A plan to ensure about 5000 temporary work permits available for fruit-picking and viticulture work are first made available to people from the Pacific Islands will be unveiled today.
The pilot scheme will first include just six Pacific Island countries, but will eventually include all the members of the Pacific Islands Forum.
The permits for migrant workers are already available, but do not prioritise workers from the Pacific, where unemployment is becoming a major problem.
Under the plan, employers will have to prove they cannot find a New Zealander for the job.
They are then required to turn to the Pacific and will have to demonstrate they are unable to employ a person from that region, before seeking to employ somebody from outside it.
There will be strict conditions on employers, who will be required to pay the minimum wage. Employers will be able to use migrant workers on the condition that if problems emerge with the scheme they will not be entitled to use the permits in the future.
The countries initially set to benefit are: Fiji, Samoa, Tonga, Kiribati, Tuvalu and Vanuatu.

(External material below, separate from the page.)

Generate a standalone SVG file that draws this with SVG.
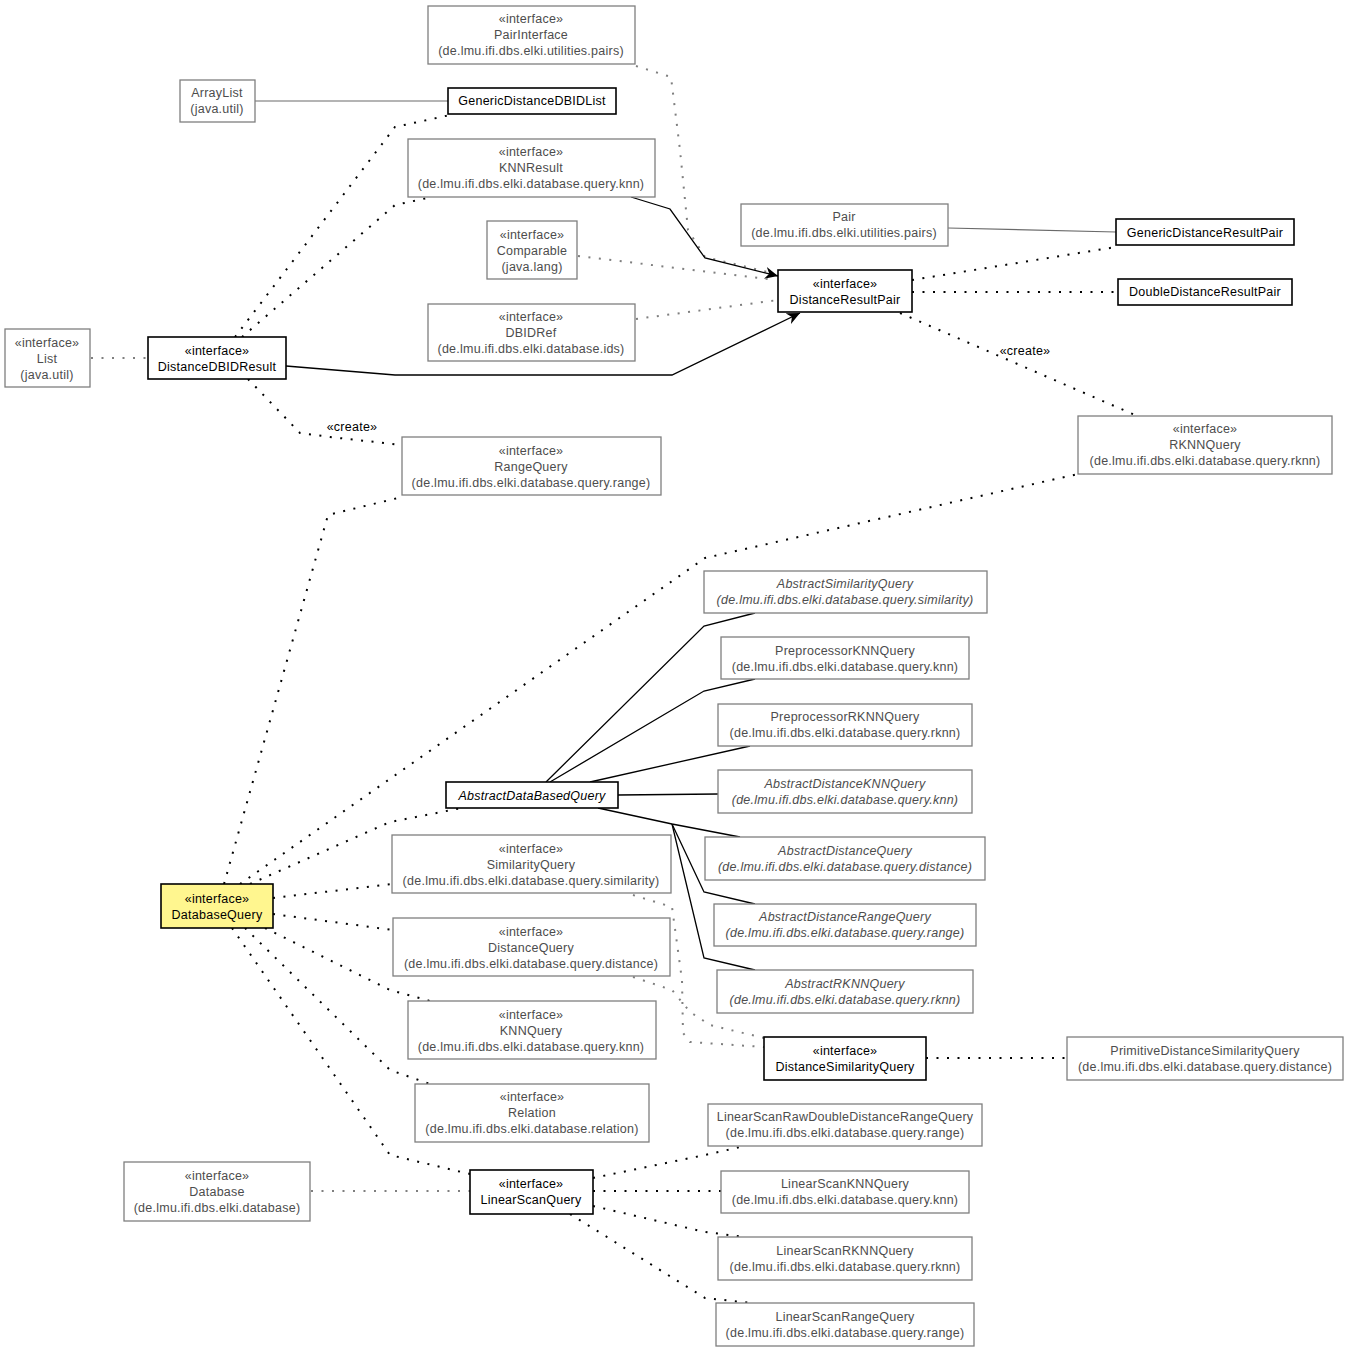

The scheme will be warmly welcomed by Pacific countries, who have long petitioned for greater entry, particularly for unskilled workers.
Helen Clark briefed Pacific leaders on the plan at the Pacific Islands Forum in Fiji yesterday.
The Prime Minister said the formal announcement was being made in New Zealand and not at the forum, because it was more relevant to the New Zealand audience.
But there was some speculation New Zealand did not want to embarrass the Australians, who have rejected calls to allow more Pacific workers into the country.
Australian Prime Minister John Howard yesterday made it clear that although Australia was willing to talk about the issue at the forum, he was unwilling to take a more flexible stand.
Mr Howard said he was not flustered by the New Zealand move. "No, that doesn't embarrass me at all. I see what we're doing on the Australian technical college [which trains Pacific peoples] and what New Zealand is doing on labour mobility .. as quite complementary."
Labour mobility is a serious problem for the Pacific, where high population growth and a growing youth population is exacerbating already dire unemployment - particularly in Melanesia.
A recent World Bank report found that within the next decade up to 90 per cent of the populations in the Solomon Islands and Vanuatu could be without jobs in the "formal sector".
It said greater labour mobility could play a key role in reducing poverty and increasing regional security in the Pacific.
Many Pacific island countries are now heavily dependent on remittances from overseas workers for a significant amount of their income.